WHAT TO DO
Scan the following material for the string "code" and copy each line in which it appears.

RECORDS PROVIDED
--- start ---

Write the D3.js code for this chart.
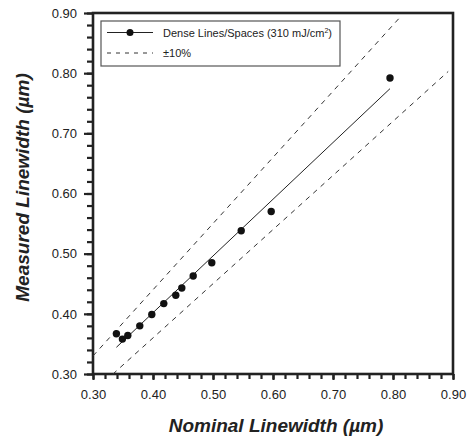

--- end ---
--- start ---

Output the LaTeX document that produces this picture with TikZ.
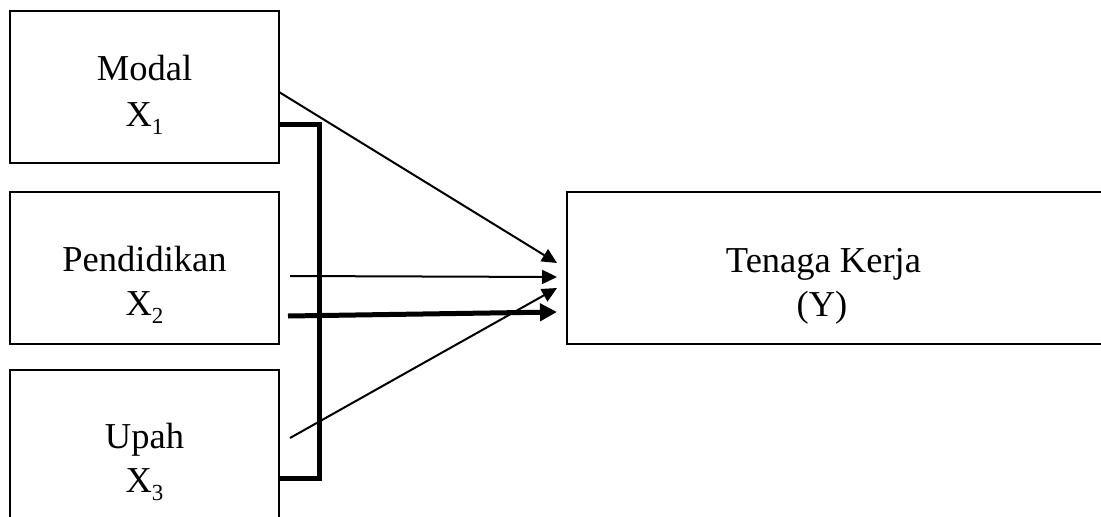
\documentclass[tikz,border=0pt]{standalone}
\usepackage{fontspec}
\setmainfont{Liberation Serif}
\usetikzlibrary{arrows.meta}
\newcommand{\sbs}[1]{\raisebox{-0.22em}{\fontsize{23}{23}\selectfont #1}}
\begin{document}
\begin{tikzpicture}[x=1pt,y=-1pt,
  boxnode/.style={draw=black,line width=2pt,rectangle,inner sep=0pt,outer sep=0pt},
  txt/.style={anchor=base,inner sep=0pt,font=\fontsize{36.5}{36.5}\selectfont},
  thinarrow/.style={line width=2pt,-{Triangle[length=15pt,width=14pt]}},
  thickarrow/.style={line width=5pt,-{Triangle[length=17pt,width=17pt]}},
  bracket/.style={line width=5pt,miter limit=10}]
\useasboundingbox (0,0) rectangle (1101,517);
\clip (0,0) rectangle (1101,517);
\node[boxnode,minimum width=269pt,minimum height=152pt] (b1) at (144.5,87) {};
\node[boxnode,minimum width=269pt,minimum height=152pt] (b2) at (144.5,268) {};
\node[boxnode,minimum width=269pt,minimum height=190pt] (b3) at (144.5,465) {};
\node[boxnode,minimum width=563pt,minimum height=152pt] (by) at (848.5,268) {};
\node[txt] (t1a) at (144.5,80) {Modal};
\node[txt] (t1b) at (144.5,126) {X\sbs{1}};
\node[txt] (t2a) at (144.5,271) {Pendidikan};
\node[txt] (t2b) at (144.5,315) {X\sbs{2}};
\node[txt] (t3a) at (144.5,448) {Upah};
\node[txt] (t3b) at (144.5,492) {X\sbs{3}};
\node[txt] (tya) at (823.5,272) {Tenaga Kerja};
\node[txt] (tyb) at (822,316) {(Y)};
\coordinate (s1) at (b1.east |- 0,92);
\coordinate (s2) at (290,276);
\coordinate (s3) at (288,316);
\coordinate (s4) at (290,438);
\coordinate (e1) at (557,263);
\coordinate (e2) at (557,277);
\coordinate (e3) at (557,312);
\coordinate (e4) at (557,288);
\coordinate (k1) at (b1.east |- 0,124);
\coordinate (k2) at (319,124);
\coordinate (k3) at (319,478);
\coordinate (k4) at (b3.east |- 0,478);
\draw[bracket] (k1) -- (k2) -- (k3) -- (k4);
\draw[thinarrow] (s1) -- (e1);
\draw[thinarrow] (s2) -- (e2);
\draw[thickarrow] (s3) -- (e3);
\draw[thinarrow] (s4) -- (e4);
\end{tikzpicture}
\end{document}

--- end ---
--- start ---

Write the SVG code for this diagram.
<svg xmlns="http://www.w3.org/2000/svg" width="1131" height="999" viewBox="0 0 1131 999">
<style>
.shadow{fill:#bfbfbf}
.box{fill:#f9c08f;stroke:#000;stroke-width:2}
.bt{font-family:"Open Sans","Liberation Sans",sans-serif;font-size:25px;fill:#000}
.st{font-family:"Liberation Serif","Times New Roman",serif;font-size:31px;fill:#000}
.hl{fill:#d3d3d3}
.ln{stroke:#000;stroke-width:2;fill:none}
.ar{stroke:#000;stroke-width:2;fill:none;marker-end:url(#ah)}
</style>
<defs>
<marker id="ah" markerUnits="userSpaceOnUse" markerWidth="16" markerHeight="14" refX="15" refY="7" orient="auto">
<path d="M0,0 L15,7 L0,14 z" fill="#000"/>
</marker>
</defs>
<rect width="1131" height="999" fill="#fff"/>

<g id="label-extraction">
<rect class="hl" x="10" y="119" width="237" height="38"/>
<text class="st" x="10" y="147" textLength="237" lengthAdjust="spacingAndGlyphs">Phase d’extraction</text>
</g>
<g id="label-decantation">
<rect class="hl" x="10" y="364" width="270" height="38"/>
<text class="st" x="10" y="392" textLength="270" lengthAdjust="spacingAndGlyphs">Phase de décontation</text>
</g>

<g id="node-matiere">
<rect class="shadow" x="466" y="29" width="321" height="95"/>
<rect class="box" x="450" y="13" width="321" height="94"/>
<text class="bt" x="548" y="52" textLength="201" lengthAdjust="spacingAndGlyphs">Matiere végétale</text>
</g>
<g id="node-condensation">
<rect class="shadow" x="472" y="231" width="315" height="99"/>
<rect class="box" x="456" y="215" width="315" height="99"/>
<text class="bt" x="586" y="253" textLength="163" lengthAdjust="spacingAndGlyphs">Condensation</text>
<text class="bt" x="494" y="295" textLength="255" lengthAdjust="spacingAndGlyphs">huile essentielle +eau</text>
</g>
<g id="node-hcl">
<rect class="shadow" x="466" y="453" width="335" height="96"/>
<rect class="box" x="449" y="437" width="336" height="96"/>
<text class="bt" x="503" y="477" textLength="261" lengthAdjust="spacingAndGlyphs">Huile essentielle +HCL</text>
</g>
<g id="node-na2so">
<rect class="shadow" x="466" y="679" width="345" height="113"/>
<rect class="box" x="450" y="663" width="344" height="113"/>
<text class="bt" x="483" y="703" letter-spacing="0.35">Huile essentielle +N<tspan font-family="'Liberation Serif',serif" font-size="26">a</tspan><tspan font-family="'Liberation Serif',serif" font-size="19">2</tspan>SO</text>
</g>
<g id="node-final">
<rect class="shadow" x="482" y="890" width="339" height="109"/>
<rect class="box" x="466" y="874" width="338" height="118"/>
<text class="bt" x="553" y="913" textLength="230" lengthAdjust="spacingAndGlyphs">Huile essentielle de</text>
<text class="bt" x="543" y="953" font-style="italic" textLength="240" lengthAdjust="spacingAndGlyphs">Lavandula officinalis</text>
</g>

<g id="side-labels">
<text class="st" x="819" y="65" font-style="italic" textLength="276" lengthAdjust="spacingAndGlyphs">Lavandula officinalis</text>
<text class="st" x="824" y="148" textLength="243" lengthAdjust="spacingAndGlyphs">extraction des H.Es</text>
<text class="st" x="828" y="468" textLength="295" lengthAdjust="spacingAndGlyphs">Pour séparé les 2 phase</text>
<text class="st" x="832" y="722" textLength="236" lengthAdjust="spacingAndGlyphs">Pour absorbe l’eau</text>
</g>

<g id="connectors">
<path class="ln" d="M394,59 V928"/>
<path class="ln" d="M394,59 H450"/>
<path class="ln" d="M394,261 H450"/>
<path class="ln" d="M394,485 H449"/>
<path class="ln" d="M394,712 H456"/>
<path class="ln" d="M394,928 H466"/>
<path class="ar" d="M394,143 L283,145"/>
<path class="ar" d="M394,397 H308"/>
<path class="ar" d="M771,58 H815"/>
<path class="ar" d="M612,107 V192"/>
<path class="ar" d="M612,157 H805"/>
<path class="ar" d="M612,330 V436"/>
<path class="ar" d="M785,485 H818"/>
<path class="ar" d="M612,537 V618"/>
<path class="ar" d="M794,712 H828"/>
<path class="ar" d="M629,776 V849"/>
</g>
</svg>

--- end ---

RESPONSE
Write the D3.js code for this chart.
Write the SVG code for this diagram.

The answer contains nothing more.